We’re experiencing an intermittent but reproducible issue with the OpenAI Realtime API where the session freezes at a random point during a conversation. The assistant responds correctly several times, but at some point stops reacting to the user’s audio entirely.
Environment
-
OpenAI Realtime API via WebSocket
-
Browser-based app using AudioWorklet for microphone capture
-
Production environment
Steps to reproduce
-
Start a Realtime API session
-
Have a normal back-and-forth conversation — the assistant responds correctly multiple times
-
At a random point, attempt to speak after the assistant finishes a response
-
The session freezes — more likely to happen when there is external noise present (e.g. keyboard typing)
Expected behavior The assistant consistently detects speech and fires input_audio_buffer.speech_started, then responds.
Actual behavior At a random point during the conversation, the WebSocket goes completely silent after an assistant response. No further server events are received — no speech_started, no speech_stopped, nothing. The AudioWorklet continues processing and sending audio chunks, but the server never acknowledges them. The session appears alive on the client side but is effectively frozen. The only recovery is a full session restart.
What we observe in the logs After the freeze, every single audio chunk coming from the AudioWorklet is flagged as silent, even when the user is speaking loudly. This continues indefinitely with no server-side reaction.
[AudioWorklet] First audio chunk is silent (max: 41)
[AudioWorklet] First audio chunk is silent (max: 78)
[AudioWorklet] First audio chunk is silent (max: 96)
... (hundreds of consecutive entries)
What we have ruled out
-
The WebSocket connection does not drop or throw an error
-
The issue is not related to audio volume — speaking louder does not recover the session
-
It is not consistently tied to switching applications, though that increases the likelihood
-
The assistant does respond correctly multiple times before the freeze occurs
Production-specific code that may be relevant
We noticed this issue only occurs in production.

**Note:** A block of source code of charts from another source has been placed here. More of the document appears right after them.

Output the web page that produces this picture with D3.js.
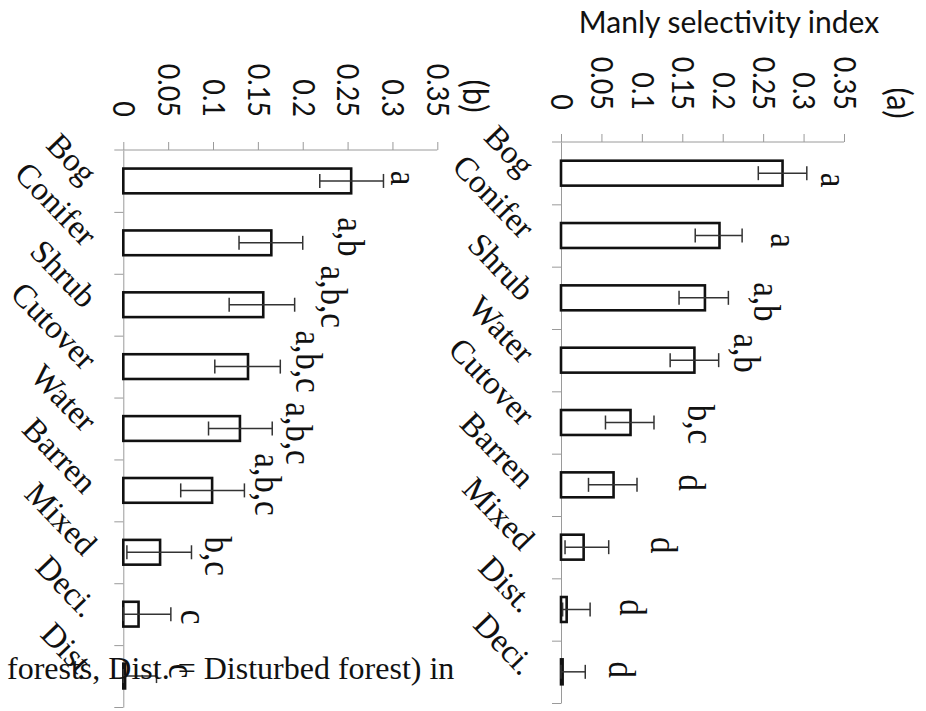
<!DOCTYPE html>
<meta charset="utf-8">
<style>
body { margin: 0; background: #fff; }
svg { display: block; }
.tick-label, .tag, .title { font-family: Lato, "Open Sans", sans-serif; fill: #111; }
.cat, .letter, .caption { font-family: "Liberation Serif", "Times New Roman", serif; fill: #111; }
.bar { fill: #fff; stroke: #111; stroke-width: 2.6; }
.err { stroke: #333; stroke-width: 1.5; }
.axis-line { stroke: #9a9a9a; stroke-width: 1; }
</style>
<body>
<svg width="926" height="711"></svg>
<script src="https://d3js.org/d3.v7.min.js"></script>
<script>

// value axis ticks (shared by both panels)
var ticks = [0, 0.05, 0.1, 0.15, 0.2, 0.25, 0.3, 0.35];

// panel (a)
var catsA = ["Bog", "Conifer", "Shrub", "Water", "Cutover", "Barren", "Mixed", "Dist.", "Deci."];
var valA = [0.274, 0.196, 0.178, 0.165, 0.086, 0.065, 0.028, 0.007, 0.002];
var errLoA = [0.030, 0.030, 0.032, 0.030, 0.031, 0.031, 0.023, 0.005, 0.002];
var errHiA = [0.030, 0.028, 0.029, 0.030, 0.029, 0.029, 0.031, 0.029, 0.028];
var lettersA = ["a", "a", "a,b", "a,b", "b,c", "d", "d", "d", "d"];
var letterAtA = [0.332, 0.270, 0.249, 0.225, 0.168, 0.157, 0.122, 0.083, 0.070];

// panel (b)
var catsB = ["Bog", "Conifer", "Shrub", "Cutover", "Water", "Barren", "Mixed", "Deci.", "Dist."];
var valB = [0.254, 0.165, 0.156, 0.139, 0.130, 0.099, 0.041, 0.017, 0.002];
var errLoB = [0.035, 0.036, 0.038, 0.037, 0.035, 0.035, 0.037, 0.017, 0.002];
var errHiB = [0.036, 0.035, 0.035, 0.036, 0.036, 0.036, 0.035, 0.036, 0.035];
var lettersB = ["a", "a,b", "a,b,c", "a,b,c", "a,b,c", "a,b,c", "b,c", "c", "c"];
var letterAtB = [0.308, 0.249, 0.230, 0.202, 0.191, 0.156, 0.100, 0.074, 0.060];

var svg = d3.select("svg");

// the rotated figure is a bit wider than tall
var SX = 1.12;

function drawPanel(p) {
  var n = p.cats.length;
  var x = d3.scaleLinear().domain([0, 0.35]).range([p.left, p.right]);
  var y = d3.scaleBand().domain(d3.range(n)).range([p.top, p.bottom])
      .paddingInner(0.6).paddingOuter(0.3);
  var yIdx = d3.scaleLinear().domain([0, n]).range([p.top, p.bottom]);
  var g = svg.append("g");

  // value axis along the top
  var ax = g.append("g")
      .attr("transform", "translate(0," + p.top + ")")
      .call(d3.axisTop(x).tickValues(ticks).tickSize(8).tickSizeOuter(0).tickFormat(d3.format("")));
  ax.attr("font-size", null).attr("font-family", null);
  ax.select(".domain").remove();
  ax.append("line").attr("class", "axis-line")
      .attr("x1", p.left - 9).attr("x2", p.right);
  ax.selectAll(".tick line").attr("class", "axis-line");
  ax.selectAll(".tick text")
      .attr("class", "tick-label")
      .attr("x", null).attr("y", null)
      .attr("dy", "0.35em")
      .attr("text-anchor", "end")
      .attr("transform", "translate(0," + (-p.tickGap) + ") scale(" + SX + ",1) rotate(90)")
      .style("font-size", "27px");

  // category axis down the left
  var cax = g.append("g")
      .attr("transform", "translate(" + p.left + ",0)")
      .call(d3.axisLeft(yIdx).tickValues(d3.range(1, n + 1)).tickSize(9).tickSizeOuter(0).tickFormat(""));
  cax.select(".domain").attr("class", "axis-line").attr("stroke", null);
  cax.selectAll(".tick line").attr("class", "axis-line").attr("stroke", null);

  // category names
  g.selectAll(".cat")
    .data(p.cats)
    .join("text")
      .attr("class", "cat")
      .attr("text-anchor", "end")
      .attr("dy", "0.35em")
      .attr("transform", function(d, i) {
        return "translate(" + (p.left - 32) + "," + (y(i) + y.bandwidth() / 2 - 3) + ") rotate(46)";
      })
      .style("font-size", "33px")
      .text(function(d) { return d; });

  // bars
  g.selectAll(".bar")
    .data(p.vals)
    .join("rect")
      .attr("class", "bar")
      .attr("x", x(0))
      .attr("y", function(d, i) { return y(i); })
      .attr("width", function(d) { return x(d) - x(0); })
      .attr("height", y.bandwidth());

  // error bars
  var eg = g.selectAll(".errg")
    .data(p.vals)
    .join("g")
      .attr("transform", function(d, i) { return "translate(0," + (y(i) + y.bandwidth() / 2) + ")"; });
  eg.append("line").attr("class", "err")
      .attr("x1", function(d, i) { return x(d - p.lo[i]); })
      .attr("x2", function(d, i) { return x(d + p.hi[i]); });
  eg.append("line").attr("class", "err")
      .attr("x1", function(d, i) { return x(d - p.lo[i]); })
      .attr("x2", function(d, i) { return x(d - p.lo[i]); })
      .attr("y1", -7).attr("y2", 7);
  eg.append("line").attr("class", "err")
      .attr("x1", function(d, i) { return x(d + p.hi[i]); })
      .attr("x2", function(d, i) { return x(d + p.hi[i]); })
      .attr("y1", -7).attr("y2", 7);

  // significance letters
  g.selectAll(".letter")
    .data(p.letters)
    .join("text")
      .attr("class", "letter")
      .attr("text-anchor", "middle")
      .attr("dy", "0.23em")
      .attr("transform", function(d, i) {
        var cy = y(i) + y.bandwidth() / 2 + p.letterNudge[i];
        return "translate(" + x(p.letterAt[i]) + "," + cy + ") scale(" + SX + ",1) rotate(90)";
      })
      .style("font-size", "33px")
      .text(function(d) { return d; });

  // panel tag
  g.append("text")
      .attr("class", "tag")
      .attr("text-anchor", "middle")
      .attr("dy", "0.35em")
      .attr("transform", "translate(" + p.tagX + "," + p.tagY + ") scale(" + SX + ",1) rotate(90)")
      .style("font-size", "31px")
      .text(p.tag);
}

drawPanel({
  cats: catsA, vals: valA, lo: errLoA, hi: errHiA, letters: lettersA, letterAt: letterAtA,
  letterNudge: [7, 5, 4, -7, 2, -2, -2, -2, -2],
  left: 561, right: 844, top: 142, bottom: 703, tickGap: 32,
  tag: "(a)", tagX: 899, tagY: 103
});

drawPanel({
  cats: catsB, vals: valB, lo: errLoB, hi: errHiB, letters: lettersB, letterAt: letterAtB,
  letterNudge: [-3, -6, -8, -5, 5, -6, 4, 3, -5],
  left: 123.3, right: 437.3, top: 150, bottom: 707, tickGap: 33,
  tag: "(b)", tagX: 475, tagY: 96
});

// axis title
svg.append("text")
    .attr("class", "title")
    .attr("x", 729).attr("y", 33)
    .attr("text-anchor", "middle")
    .style("font-size", "30px")
    .text("Manly selectivity index");

// stray caption line from the page, on top of the chart
svg.append("text")
    .attr("class", "caption")
    .attr("x", 7).attr("y", 679)
    .style("font-size", "32px")
    .text("forests, Dist. = Disturbed forest) in");

</script>
</body>
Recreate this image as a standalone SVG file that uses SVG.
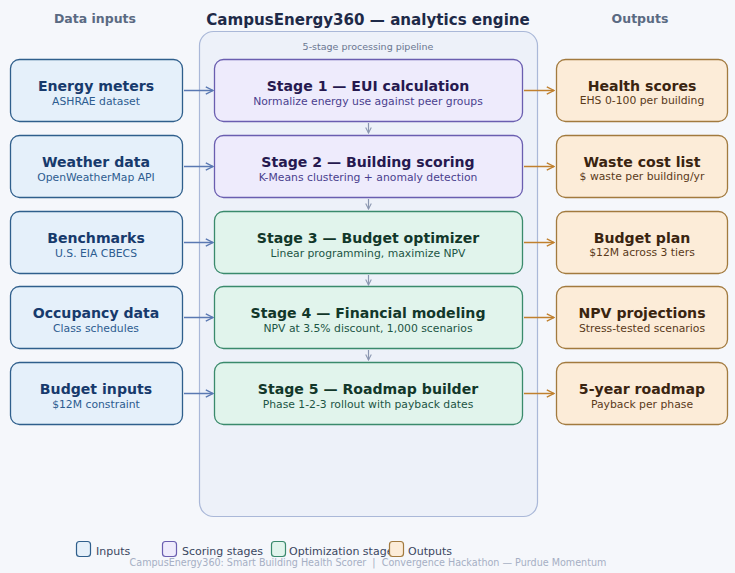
<svg xmlns="http://www.w3.org/2000/svg" width="735" height="573" viewBox="0 0 735 573">
<style>
text{font-family:"DejaVu Sans","Liberation Sans",sans-serif}
.hdr{font-size:12.5px;font-weight:bold;fill:#5a6a82;text-anchor:middle}
.ttl{font-size:15.1px;font-weight:bold;fill:#1e2a48;text-anchor:middle}
.t{font-size:14.1px;font-weight:bold;text-anchor:middle}
.s{font-size:10.8px;text-anchor:middle}
.inp rect{fill:#e5f0fa;stroke:#2f5f8c;stroke-width:1.3}
.inp .t{fill:#173a6c}.inp .s{fill:#2d5c90}
.sc rect{fill:#eeebfc;stroke:#6a5eb0;stroke-width:1.3}
.sc .t{fill:#26194f}.sc .s{fill:#4a3f8e}
.op rect{fill:#e1f4ec;stroke:#3a8a6c;stroke-width:1.3}
.op .t{fill:#12372a}.op .s{fill:#1c5544}
.out rect{fill:#fcecd8;stroke:#a27a3e;stroke-width:1.3}
.out .t{fill:#3a2410}.out .s{fill:#5a3a1a}
.ai{stroke:#5a78b2;stroke-width:1.5;fill:none}
.ao{stroke:#c0802e;stroke-width:1.5;fill:none}
.av{stroke:#8a96b0;stroke-width:1.2;fill:none}
.lg{font-size:11px;fill:#3a4660}
</style>
<defs>
<marker id="mi" viewBox="0 0 10 10" refX="9" refY="5" markerWidth="9" markerHeight="9" markerUnits="userSpaceOnUse" orient="auto"><path d="M1,1 L9,5 L1,9" fill="none" stroke="#5a78b2" stroke-width="1.5"/></marker>
<marker id="mo" viewBox="0 0 10 10" refX="9" refY="5" markerWidth="9" markerHeight="9" markerUnits="userSpaceOnUse" orient="auto"><path d="M1,1 L9,5 L1,9" fill="none" stroke="#c0802e" stroke-width="1.5"/></marker>
<marker id="mv" viewBox="0 0 10 10" refX="9" refY="5" markerWidth="7" markerHeight="7" markerUnits="userSpaceOnUse" orient="auto"><path d="M1,1 L9,5 L1,9" fill="none" stroke="#8a96b0" stroke-width="1.5"/></marker>
</defs>
<rect width="735" height="573" fill="#f5f7fb"/>
<text class="hdr" x="95" y="23">Data inputs</text>
<text class="ttl" x="368" y="25">CampusEnergy360 — analytics engine</text>
<text class="hdr" x="640" y="23">Outputs</text>
<g id="pipeline">
<rect x="199.5" y="31.5" width="338" height="485" rx="14" fill="#edf1f9" stroke="#aab8d8" stroke-width="1.2"/>
<text x="368" y="50" font-size="9.5" fill="#6a7690" text-anchor="middle">5-stage processing pipeline</text>
</g>
<g id="inputs">
<g id="in1" class="inp"><rect x="10.5" y="59.5" width="172" height="62" rx="9"/><text class="t" x="96" y="91">Energy meters</text><text class="s" x="96" y="105">ASHRAE dataset</text></g>
<g id="in2" class="inp"><rect x="10.5" y="135.5" width="172" height="62" rx="9"/><text class="t" x="96" y="167">Weather data</text><text class="s" x="96" y="181">OpenWeatherMap API</text></g>
<g id="in3" class="inp"><rect x="10.5" y="211.5" width="172" height="62" rx="9"/><text class="t" x="96" y="243">Benchmarks</text><text class="s" x="96" y="257">U.S. EIA CBECS</text></g>
<g id="in4" class="inp"><rect x="10.5" y="286.5" width="172" height="62" rx="9"/><text class="t" x="96" y="318">Occupancy data</text><text class="s" x="96" y="332">Class schedules</text></g>
<g id="in5" class="inp"><rect x="10.5" y="362.5" width="172" height="62" rx="9"/><text class="t" x="96" y="394">Budget inputs</text><text class="s" x="96" y="408">$12M constraint</text></g>
</g>
<g id="stages">
<g id="st1" class="sc"><rect x="214.5" y="59.5" width="308" height="62" rx="9"/><text class="t" x="368" y="91">Stage 1 — EUI calculation</text><text class="s" x="368" y="105">Normalize energy use against peer groups</text></g>
<g id="st2" class="sc"><rect x="214.5" y="135.5" width="308" height="62" rx="9"/><text class="t" x="368" y="167">Stage 2 — Building scoring</text><text class="s" x="368" y="181">K-Means clustering + anomaly detection</text></g>
<g id="st3" class="op"><rect x="214.5" y="211.5" width="308" height="62" rx="9"/><text class="t" x="368" y="243">Stage 3 — Budget optimizer</text><text class="s" x="368" y="257">Linear programming, maximize NPV</text></g>
<g id="st4" class="op"><rect x="214.5" y="286.5" width="308" height="62" rx="9"/><text class="t" x="368" y="318">Stage 4 — Financial modeling</text><text class="s" x="368" y="332">NPV at 3.5% discount, 1,000 scenarios</text></g>
<g id="st5" class="op"><rect x="214.5" y="362.5" width="308" height="62" rx="9"/><text class="t" x="368" y="394">Stage 5 — Roadmap builder</text><text class="s" x="368" y="408">Phase 1-2-3 rollout with payback dates</text></g>
</g>
<g id="outputs">
<g id="o1" class="out"><rect x="556.5" y="59.5" width="171" height="62" rx="9"/><text class="t" x="642" y="91">Health scores</text><text class="s" x="642" y="104">EHS 0-100 per building</text></g>
<g id="o2" class="out"><rect x="556.5" y="135.5" width="171" height="62" rx="9"/><text class="t" x="642" y="167">Waste cost list</text><text class="s" x="642" y="180">$ waste per building/yr</text></g>
<g id="o3" class="out"><rect x="556.5" y="211.5" width="171" height="62" rx="9"/><text class="t" x="642" y="243">Budget plan</text><text class="s" x="642" y="256">$12M across 3 tiers</text></g>
<g id="o4" class="out"><rect x="556.5" y="286.5" width="171" height="62" rx="9"/><text class="t" x="642" y="318">NPV projections</text><text class="s" x="642" y="332">Stress-tested scenarios</text></g>
<g id="o5" class="out"><rect x="556.5" y="362.5" width="171" height="62" rx="9"/><text class="t" x="642" y="394">5-year roadmap</text><text class="s" x="642" y="408">Payback per phase</text></g>
</g>
<g id="connectors">
<line class="ai" x1="184" y1="90.5" x2="213" y2="90.5" marker-end="url(#mi)"/>
<line class="ai" x1="184" y1="166.5" x2="213" y2="166.5" marker-end="url(#mi)"/>
<line class="ai" x1="184" y1="242.5" x2="213" y2="242.5" marker-end="url(#mi)"/>
<line class="ai" x1="184" y1="317.5" x2="213" y2="317.5" marker-end="url(#mi)"/>
<line class="ai" x1="184" y1="393.5" x2="213" y2="393.5" marker-end="url(#mi)"/>
<line class="ao" x1="524" y1="90.5" x2="554" y2="90.5" marker-end="url(#mo)"/>
<line class="ao" x1="524" y1="166.5" x2="554" y2="166.5" marker-end="url(#mo)"/>
<line class="ao" x1="524" y1="242.5" x2="554" y2="242.5" marker-end="url(#mo)"/>
<line class="ao" x1="524" y1="317.5" x2="554" y2="317.5" marker-end="url(#mo)"/>
<line class="ao" x1="524" y1="393.5" x2="554" y2="393.5" marker-end="url(#mo)"/>
<line class="av" x1="368.5" y1="123" x2="368.5" y2="133" marker-end="url(#mv)"/>
<line class="av" x1="368.5" y1="199" x2="368.5" y2="209" marker-end="url(#mv)"/>
<line class="av" x1="368.5" y1="275" x2="368.5" y2="285" marker-end="url(#mv)"/>
<line class="av" x1="368.5" y1="350" x2="368.5" y2="360" marker-end="url(#mv)"/>
</g>
<g id="legend">
<rect x="76.5" y="541.5" width="14" height="15" rx="3" fill="#e5f0fa" stroke="#2f5f8c" stroke-width="1.2"/>
<text class="lg" x="96" y="555">Inputs</text>
<rect x="162.5" y="541.5" width="14" height="15" rx="3" fill="#eeebfc" stroke="#6a5eb0" stroke-width="1.2"/>
<text class="lg" x="182" y="555">Scoring stages</text>
<rect x="271.5" y="541.5" width="14" height="15" rx="3" fill="#e1f4ec" stroke="#3a8a6c" stroke-width="1.2"/>
<text class="lg" x="289" y="555">Optimization stages</text>
<rect x="389.5" y="541.5" width="14" height="15" rx="3" fill="#fcecd8" stroke="#a27a3e" stroke-width="1.2"/>
<text class="lg" x="408" y="555">Outputs</text>
</g>
<text x="368" y="566" font-size="9.6" fill="#a6afc4" text-anchor="middle" xml:space="preserve">CampusEnergy360: Smart Building Health Scorer  |  Convergence Hackathon — Purdue Momentum</text>
</svg>
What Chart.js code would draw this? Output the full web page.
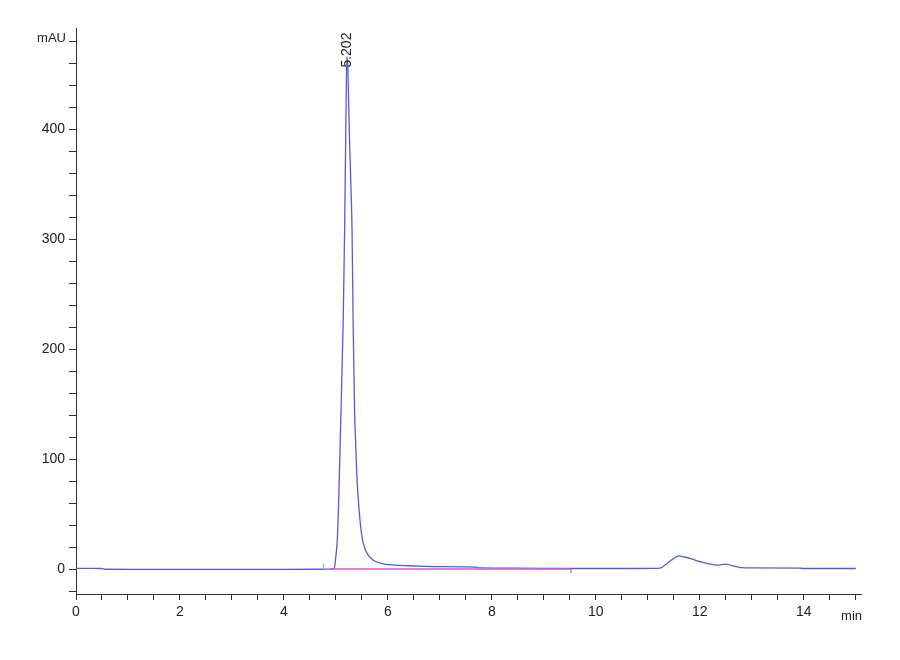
<!DOCTYPE html>
<html>
<head>
<meta charset="utf-8">
<script src="https://cdn.jsdelivr.net/npm/chart.js@4/dist/chart.umd.min.js"></script>
<style>
  body { margin: 0; background: #fff; }
  #chrom { display: block; }
</style>
</head>
<body>
<canvas id="chrom" width="900" height="660"></canvas>
<script>
// chromatogram trace (min, mAU)
const traceTime = [0, 0.3, 0.5, 0.55, 1.0, 2.0, 3.0, 4.0, 4.7, 4.88, 4.97, 4.99, 5.025, 5.05, 5.083, 5.14, 5.167, 5.19, 5.21,
    5.23, 5.256, 5.29, 5.31, 5.33, 5.36, 5.378, 5.40, 5.44, 5.49, 5.545, 5.62, 5.72, 5.88, 6.13, 6.4, 6.7, 7.0, 7.7, 7.75,
    8.5, 9.5, 10.5, 11.2, 11.25, 11.33, 11.45, 11.6, 11.7, 11.81, 11.95, 12.06, 12.2, 12.32, 12.42, 12.52, 12.62, 12.71, 12.8,
    13.0, 13.9, 14.0, 15.0];
const traceValue = [0.6, 0.6, 0.5, -0.2, -0.3, -0.3, -0.3, -0.3, -0.2, 0, 1, 8, 26, 57, 117, 226, 308, 400, 466,
    455, 400, 345, 308, 226, 140, 117, 87, 57, 33, 20, 12.7, 8, 5, 3.6, 3, 2.5, 2.2, 1.8, 1.0,
    0.8, 0.5, 0.5, 0.6, 1, 3.6, 8, 12, 11, 9.7, 7.5, 6.1, 4.5, 3.6, 4, 4.5, 3, 2.1, 1.2,
    1, 0.9, 0.5, 0.5];

// integration baseline
const baseTime = [4.9, 9.5];
const baseValue = [0, 0];

// integration event marks
const markTime = [4.76, 4.76, null, 9.52, 9.52];
const markValue = [0, 5, null, 0, -3.5];

const peakTime = 5.202;
const peakHeight = 466;
const peakLabel = '5.202';

const xLabels = ['0', '2', '4', '6', '8', '10', '12', '14'];
const yLabels = ['0', '100', '200', '300', '400'];
const xMin = 0, xMax = 15.1, xMinor = 0.5;
const yMin = -22.7, yMax = 492, yMinor = 20;

const FONT = 'Liberation Sans, Arial, sans-serif';

function pairs(xs, ys) {
    return xs.map((x, i) => (x === null ? { x: NaN, y: NaN } : { x: x, y: ys[i] }));
}

function stepTicks(lo, hi, step) {
    const out = [];
    for (let v = Math.ceil(lo / step) * step; v <= hi + 1e-9; v += step) out.push(+v.toFixed(3));
    return out;
}

const annotations = {
    id: 'annotations',
    afterDatasetsDraw(chart) {
        const { ctx, chartArea, scales } = chart;
        ctx.save();
        ctx.fillStyle = '#222';
        ctx.font = '13px ' + FONT;
        ctx.textAlign = 'right';
        ctx.textBaseline = 'middle';
        ctx.fillText('mAU', chartArea.left - 10, chartArea.top + 10);
        ctx.fillText('min', chartArea.right + 1, chartArea.bottom + 22);

        const px = scales.x.getPixelForValue(peakTime);
        const py = scales.y.getPixelForValue(peakHeight);
        ctx.translate(px + 1, py + 11);
        ctx.rotate(-Math.PI / 2);
        ctx.font = '14px ' + FONT;
        ctx.textAlign = 'left';
        ctx.fillText(peakLabel, 0, 0);
        ctx.restore();
    }
};

new Chart(document.getElementById('chrom').getContext('2d'), {
    type: 'line',
    data: {
        datasets: [{
            label: 'baseline',
            data: pairs(baseTime, baseValue),
            borderColor: '#e055e0',
            borderWidth: 1.6,
            pointRadius: 0,
            tension: 0
        }, {
            label: 'events',
            data: pairs(markTime, markValue),
            borderColor: '#aaaaaa',
            borderWidth: 1,
            pointRadius: 0,
            spanGaps: false
        }, {
            label: 'signal',
            data: pairs(traceTime, traceValue),
            borderColor: '#5858e4',
            borderWidth: 1.3,
            pointRadius: 0,
            cubicInterpolationMode: 'monotone'
        }]
    },
    options: {
        responsive: false,
        animation: false,
        layout: { padding: { left: 0, top: 28, right: 39, bottom: 36 } },
        plugins: { legend: { display: false }, tooltip: { enabled: false } },
        scales: {
            x: {
                type: 'linear',
                min: xMin,
                max: xMax,
                afterFit(scale) { scale.height = 30; },
                afterBuildTicks(scale) { scale.ticks = stepTicks(xMin, xMax, xMinor).map(v => ({ value: v })); },
                border: { display: true, color: '#333', width: 1 },
                grid: { drawOnChartArea: false, drawTicks: true, tickLength: 6, color: '#333' },
                ticks: {
                    autoSkip: false,
                    maxRotation: 0,
                    padding: 4,
                    color: '#222',
                    font: { family: FONT, size: 14 },
                    callback: v => (xLabels.includes(String(v)) ? String(v) : '')
                }
            },
            y: {
                min: yMin,
                max: yMax,
                afterFit(scale) { scale.width = 76; },
                afterBuildTicks(scale) { scale.ticks = stepTicks(yMin, yMax, yMinor).map(v => ({ value: v })); },
                border: { display: true, color: '#333', width: 1 },
                grid: { drawOnChartArea: false, drawTicks: true, tickLength: 7, color: '#333' },
                ticks: {
                    autoSkip: false,
                    padding: 4,
                    color: '#222',
                    font: { family: FONT, size: 14 },
                    callback: v => (yLabels.includes(String(v)) ? String(v) : '')
                }
            }
        }
    },
    plugins: [annotations]
});
</script>
</body>
</html>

Our production build has three mechanisms that do not exist in our development build:
1. Client-side VAD gate — audio chunks with RMS energy below a threshold are replaced with zeros before being sent to OpenAI:
ts
const isSilent = this.lastMicrophoneEnergy < this.clientVADThreshold // 0.03
const dataToSend = isSilent ? new Int16Array(audioData.length) : audioData
2. Higher interruption energy threshold — production requires significantly more energy to consider user speech as an interruption while the assistant is speaking:
ts
// Production
private readonly INTERRUPTION_ENERGY_THRESHOLD = 0.1
// Development
private readonly INTERRUPTION_ENERGY_THRESHOLD = 0.02
3. Stuck VAD watchdog — if the server remains in speech_started state for 30 seconds without transitioning, production sends an input_audio_buffer.clear to reset it:
ts
this.stuckVADTimeout = setTimeout(() => {
this.gatewayClient.sendOpenAIMessage({ type: 'input_audio_buffer.clear' })
}, 30_000)
Our theory is that external noise (e.g. keyboard) triggers speech_started on the server, the client VAD gate then starts sending zeros, and this combination leaves the server VAD in an inconsistent state from which it never recovers — resulting in the frozen session.
Questions for the community
-
Has anyone experienced the WebSocket entering a state where it appears connected but stops receiving server events?
-
Is there a known issue with the server VAD getting stuck after receiving a mix of real audio and silence (zeros)?
-
Are there recommended patterns for detecting and recovering from this frozen state without doing a full session restart?
-
We are considering migrating from WebSocket to WebRTC for the Realtime API. Has anyone made this migration and found it more stable for browser-based use cases? Did it solve similar freezing or silent-session issues? Are there trade-offs or known limitations we should be aware of before committing to that approach?